A series of marches and rallies centered around voting rights are slated in the nation’s capital and cities nationwide this weekend. The events on Saturday, August 28 will fall on the 58th anniversary of the historic “March On Washington for Jobs and Freedom” held in 1963.
Decades later, the “March On For Voting Rights” is scheduled to take place in Washington, D.C., with companion events in cities that include Atlanta, Miami, Houston and Phoenix.
“It disheartens me to say that as a country and society, we are not even close to where my father hoped we would be since delivering his ‘I Have a Dream’ speech 58 years ago,” said Martin Luther King III, Board Chairman of the Drum Major Institute in a statement. “I think my father would be greatly disappointed in where we are at this particular moment, but he would not give up on the nation. He believed in the power of people, the power of young people, and the power of change to come.”
King is to be joined by his wife, Arndrea Waters King, and daughter, Yolanda Renee King. Joining them will be civil rights leaders such as the Rev. Al Sharpton, founder/president of the National Action Network.
“It’s time for all Americans to come together and join this non-violent, non-partisan movement in the spirit of Dr. King and the values he pushed this nation to uphold,” said Sharpton in a statement. “…There is no democratic right more sacred than the right to vote, and it is under threat across America. We must fight to protect it.”

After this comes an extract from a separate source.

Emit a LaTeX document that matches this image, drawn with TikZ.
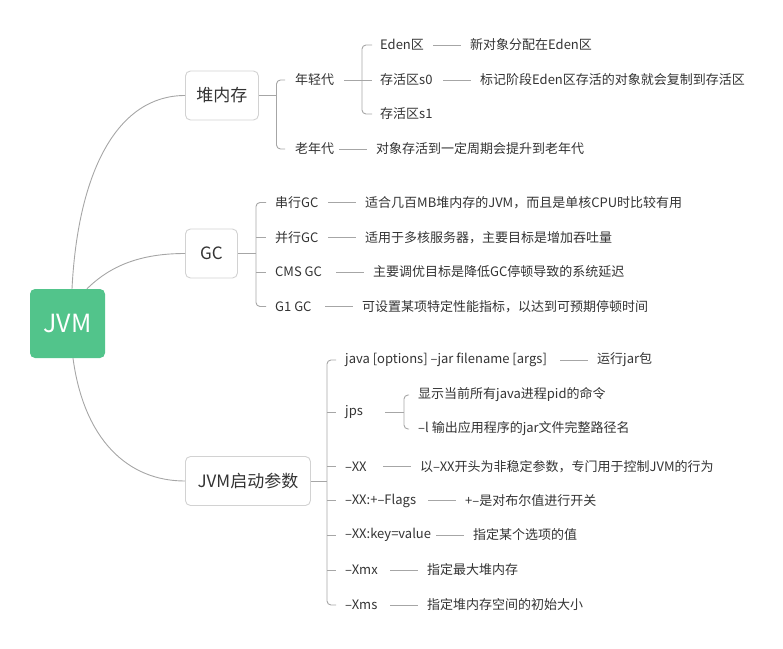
\documentclass[tikz,border=0pt]{standalone}
\usepackage{fontspec}
\usetikzlibrary{calc}
\newfontfamily\cjk{Noto Sans CJK SC}
\definecolor{rootgreen}{HTML}{52C48B}
\definecolor{boxline}{HTML}{D2D2D2}
\definecolor{wire}{HTML}{A6A6A6}
\definecolor{ink}{HTML}{333333}
\begin{document}
\begin{tikzpicture}[x=1pt,y=-1pt,
  wire/.style={draw=wire, line width=0.9pt},
  bracket/.style={wire, rounded corners=4pt},
  rootbox/.style={fill=rootgreen, rounded corners=5pt, text=white,
    minimum width=75pt, minimum height=69pt, inner sep=0pt,
    font=\cjk\fontsize{25}{30}\selectfont},
  topicbox/.style={draw=boxline, fill=white, line width=0.9pt, rounded corners=5pt,
    anchor=west, minimum height=49pt, inner sep=0pt, text=ink,
    font=\cjk\fontsize{17}{20}\selectfont},
  item/.style={anchor=west, inner sep=0pt, text=ink,
    font=\cjk\fontsize{13}{15}\selectfont}]
\useasboundingbox (0,0) rectangle (783,648);

% ---------- nodes ----------
\node[rootbox] (root) at (67.5,323.5) {JVM};

\node[topicbox, minimum width=73pt] (heap) at (185,95.5) {堆内存};
\node[topicbox, minimum width=52pt] (gc) at (185,253.5) {GC};
\node[topicbox, minimum width=125pt] (args) at (185,481) {JVM启动参数};

% heap branch
\node[item] (young) at (295,80) {年轻代};
\node[item] (old) at (295,149) {老年代};
\node[item] (eden) at (380,45) {Eden区};
\node[item] (s0) at (380,80) {存活区s0};
\node[item] (s1) at (380,114) {存活区s1};
\node[item] (edenL) at (470,45) {新对象分配在Eden区};
\node[item] (s0L) at (480,80) {标记阶段Eden区存活的对象就会复制到存活区};
\node[item] (oldL) at (376,149) {对象存活到一定周期会提升到老年代};

% gc branch
\node[item] (serial) at (275,202.5) {串行GC};
\node[item] (parallel) at (275,237.5) {并行GC};
\node[item] (cms) at (275,272) {CMS GC};
\node[item] (g1) at (275,306.5) {G1 GC};
\node[item] (serialL) at (365,202.5) {适合几百MB堆内存的JVM，而且是单核CPU时比较有用};
\node[item] (parallelL) at (365,237.5) {适用于多核服务器，主要目标是增加吞吐量};
\node[item] (cmsL) at (373,272) {主要调优目标是降低GC停顿导致的系统延迟};
\node[item] (g1L) at (362,306.5) {可设置某项特定性能指标，以达到可预期停顿时间};

% jvm args branch
\node[item] (java) at (345,360) {java [options] –jar filename [args]};
\node[item] (jps) at (345,412) {jps};
\node[item] (xx) at (345,466.5) {–XX};
\node[item] (flags) at (345,500.5) {–XX:+–Flags};
\node[item] (kv) at (345,535) {–XX:key=value};
\node[item] (xmx) at (345,570) {–Xmx};
\node[item] (xms) at (345,605) {–Xms};
\node[item] (javaL) at (597,360) {运行jar包};
\node[item] (jpsA) at (418,395) {显示当前所有java进程pid的命令};
\node[item] (jpsB) at (418,429) {–l 输出应用程序的jar文件完整路径名};
\node[item] (xxL) at (420,466.5) {以–XX开头为非稳定参数，专门用于控制JVM的行为};
\node[item] (flagsL) at (465,500.5) {+–是对布尔值进行开关};
\node[item] (kvL) at (473,535) {指定某个选项的值};
\node[item] (xmxL) at (427,570) {指定最大堆内存};
\node[item] (xmsL) at (427,605) {指定堆内存空间的初始大小};

% bracket spines
\coordinate (bHeap) at (276.5,0);
\coordinate (bYoung) at (362,0);
\coordinate (bGc) at (256,0);
\coordinate (bArgs) at (327,0);
\coordinate (bJps) at (404,0);

% ---------- root curves ----------
\draw[wire] ($(root.north)+(4.5,0)$) .. controls (78,170) and (118,95.5) .. (heap.west);
\draw[wire] ($(root.north)+(19.5,0)$) .. controls (110,266) and (140,253.5) .. (gc.west);
\draw[wire] ($(root.south)+(5.5,0)$) .. controls (84,440) and (128,481) .. (args.west);

% ---------- heap ----------
\draw[wire] (heap.east) -- (heap.east -| bHeap);
\draw[bracket] ($(young.west)+(-10,0)$) -- (young.west -| bHeap) -- (old.west -| bHeap) -- ($(old.west)+(-10,0)$);
\draw[wire] ($(young.east)+(10,0)$) -- ($(s0.west)+(-8,0)$);
\draw[bracket] ($(eden.west)+(-8,0)$) -- (eden.west -| bYoung) -- (s1.west -| bYoung) -- ($(s1.west)+(-8,0)$);

% ---------- gc ----------
\draw[wire] (gc.east) -- (gc.east -| bGc);
\draw[bracket] ($(serial.west)+(-9,0)$) -- (serial.west -| bGc) -- (g1.west -| bGc) -- ($(g1.west)+(-9,0)$);
\foreach \n in {parallel,cms}
  \draw[wire] (\n.west -| bGc) -- ($(\n.west)+(-9,0)$);

% ---------- jvm args ----------
\draw[wire] (args.east) -- (args.east -| bArgs);
\draw[bracket] ($(java.west)+(-9,0)$) -- (java.west -| bArgs) -- (xms.west -| bArgs) -- ($(xms.west)+(-9,0)$);
\foreach \n in {jps,xx,flags,kv,xmx}
  \draw[wire] (\n.west -| bArgs) -- ($(\n.west)+(-9,0)$);
\draw[wire] ($(jps.east -| bJps)+(-19,0)$) -- (jps.east -| bJps);
\draw[bracket] ($(jpsA.west)+(-9,0)$) -- (jpsA.west -| bJps) -- (jpsB.west -| bJps) -- ($(jpsB.west)+(-9,0)$);

% ---------- short leaders in front of the notes ----------
\foreach \n in {edenL,s0L,oldL,serialL,parallelL,cmsL,g1L,javaL,xxL,flagsL,kvL,xmxL,xmsL}
  \draw[wire] ($(\n.west)+(-37,0)$) -- ($(\n.west)+(-9,0)$);
\end{tikzpicture}
\end{document}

The demonstration is being organized by the Drum Major Institute, March On, National Action Network, Future Coalition, SEIU, and 51 for 51, in tandem with 140 other partners. Co-hosts Al B. Sure! and activist/radio personality Joe Madison are expected to kick things off at McPherson Square Park in D.C. The route will pass Black Lives Matter Plaza, the White House and the Washington Monument. The closing rally will be set against the backdrop of The National Mall.
Organizers are pushing for Congress to pass federal voting rights protections. On Tuesday, the House of Representatives passed the John R. Lewis Voting Rights Advancement Act of 2021. The bill, introduced by Rep. Terri Sewell (D-AL) last week, aims to restore the Voting Rights Act of 1965. Key voter protections were previously gutted by the Supreme Court in the 2013 Shelby County v. Holder decision and earlier this year in the Brnovich v. DNC ruling. The bill must now go to the Senate, where the For The People Act, another voting rights measure, has stalled.
The focus on both bills comes as state legislatures nationwide have introduced some 400 measures, more than a dozen of which have become law. While many Republican lawmakers say the legislation is about election integrity, Democrats counter that they are aimed at disenfranchising voters, especially people of color.
Advocates say they’re determined to push for voting rights and equality. The “Make Good Trouble” Rally will take place on Saturday as well. The event name pays homage to the late John Lewis who often urged peaceful protests and “good trouble.”
The rally is a partnership of dozens of progressive organizations. Some of them include: Black Voters Matter, The Gathering for Justice, Until Freedom, Color of Change, National Black Justice Coalition, and People for The American Way. The rally will begin at the Lincoln Memorial and feature speakers and performances.
“We have called our Senators, mobilized our community members, gotten arrested multiple times and now it’s time to show up in numbers on August 28th to remind those in power that we are serious,” said Tamika D. Mallory, co-founder of Until Freedom. “What we know is that Washington, D.C. is the epicenter of power and they can pass legislation that can set the precedent and trump harmful legislation in our home states.”
The Make Good Trouble Rally will focus on voting rights as well as other issues. Among them are the fight for D.C. statehood; ending the filibuster; stemming gun violence; reparations; immigration reform and green solutions to combat climate change.
“While the fight to protect voting rights remains a priority for us, we recognize that there are many factors at play today that impact each other,” said Cliff Albright, co-founder and executive director of Black Voters Matter. “The social, economic, and political challenges that we face all intersect and those most gravely impacted are far too often Black people and other communities of color. But as we know through our work, there is power in solidarity. It is in that spirit that we come together to rally around these issues, because no one will fight for our people like we will.”